How to handle errors (from Lecture 2)

Exercise #4 (cont.)

Browse the output

Select one plot neighborhood polygon

Browse the attribute table

Count # of matched plots for this selected plot

See if the same # of plot points are located within the polygon

4. Set relative file paths in Python

Problems with absolute file path

Currently we set an absolute file path

							
arcpy.env.workspace = "C:\\Users\\your_username\\Desktop\\Lecture3"

This code will break when

Someone else runs the code in their computer
You buy a new computer
You reorganize the directory structure

Super-tedious to change this line of code if

There are many Python scripts
You're collaborating with someone else

Solution: use relative file path

							
import os
work_dir = os.path.dirname(os.path.realpath(__file__))
os.chdir(work_dir)

These 3 lines of Python code sets the folder where the current script is saved (e.g. .../Lecture3/code/)
as the working directory

We can then set its parent directory (e.g. Lecture3/) as the working directory for ArcGIS by

							
arcpy.env.workspace = "../"

cf. In Stata, cd .. moves up one directory

Now the code will run successfully as long as you
move the entire project directory (e.g. Lecture3/)
to another computer

Exercise #5

Set the relative file path

1. Open code/template4exercise5.py

This file contains the three lines of code:

								
import os
work_dir = os.path.dirname(os.path.realpath(__file__))
os.chdir(work_dir)

2. Copy and paste the whole Exercise 4 code below these three lines

3. Replace the line for arcpy.env.workspace with

							
arcpy.env.workspace = "../"

Exercise #5 (cont.)

4. Delete all the files in temporary/ and output/

5. Run the code. Check if every file is created in the expected folders

6. Now delete all the temporary and output files again.

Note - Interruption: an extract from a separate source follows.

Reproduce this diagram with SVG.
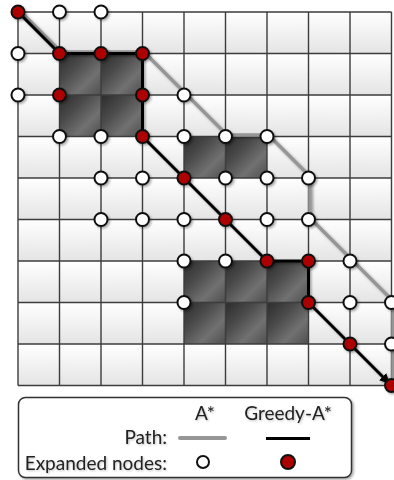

7. Move the entire Lecture3/ folder to somewhere else (say, Documents/)

8. Open the Python script in this new location, and run it.

9. Also run the Exercise 4 script and see how it returns an error

What we've learned on ArcGIS

Match each point w/ its neighboring points (i.e. w/i a radius of certain distance)

Do you remember which geo-processing tools you used for each of these tasks?